A criminal justice associate's degree program teaches students to navigate the legal system, examine evidence, work with juvenile offenders and handle prisoners humanely. Additional training may need to be completed for some positions in the criminal justice field. The concentration options for an AA degree in criminal justice versus an AS degree in criminal justice are similar. Both cover loss prevention and policing. Students learn about theoretical and practical approaches to criminal corrections and legal processes. Some classes students can expect to find in a criminal justice program include:

  • Corrections and juvenile delinquency
  • Constitutional law
  • Criminal investigation and criminal procedures
  • Criminal law and evidence laws
  • Forensic science
  • Legal research

Popular Career Options

Graduates of criminal justice associate's degree programs can find entry-level positions in law enforcement and security. Some positions may require additional training or certification.

  • Corrections officer
  • Police officer
  • Private investigator
  • Special investigations
  • Transportation and Security Administration (TSA) screening officer

Employment Outlook and Salary Info

Police officers are projected to see 5% growth in employment opportunities from 2014-2024, stated the U.S. Bureau of Labor Statistics (BLS). The median annual salary for police and sheriff's patrol officers was $58,320 in May 2015. It's important to keep in mind that police officers complete extensive training academies as part of the hiring process, and a degree isn't always required for employment.
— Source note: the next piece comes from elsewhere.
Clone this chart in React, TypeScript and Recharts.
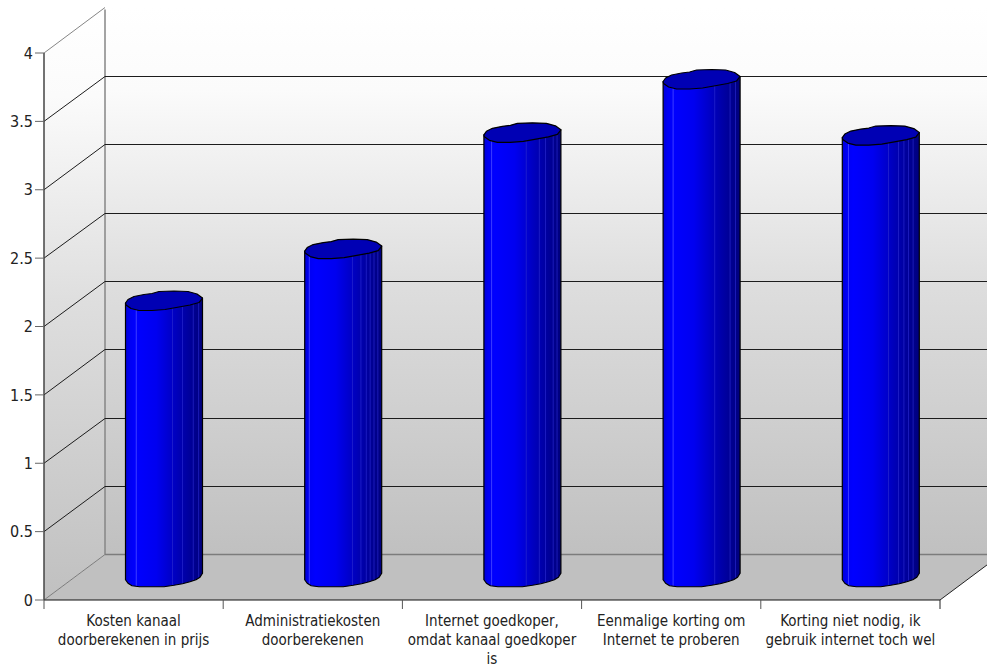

Continuing Education Information

Bachelor's and master's degree programs in criminal justice are available for those wishing to further pursue a career in law enforcement. A bachelor's degree is required for admittance to law school and opens up career opportunities in the Central Intelligence Agency (CIA), Federal Bureau of Investigation (FBI), and Drug Enforcement Administration (DEA).

Criminal justice associate's programs can prepare students for entry-level positions with law enforcement agencies. Graduates can also pursue a bachelor's or master's degree in order to go to law school or increase their career prospects.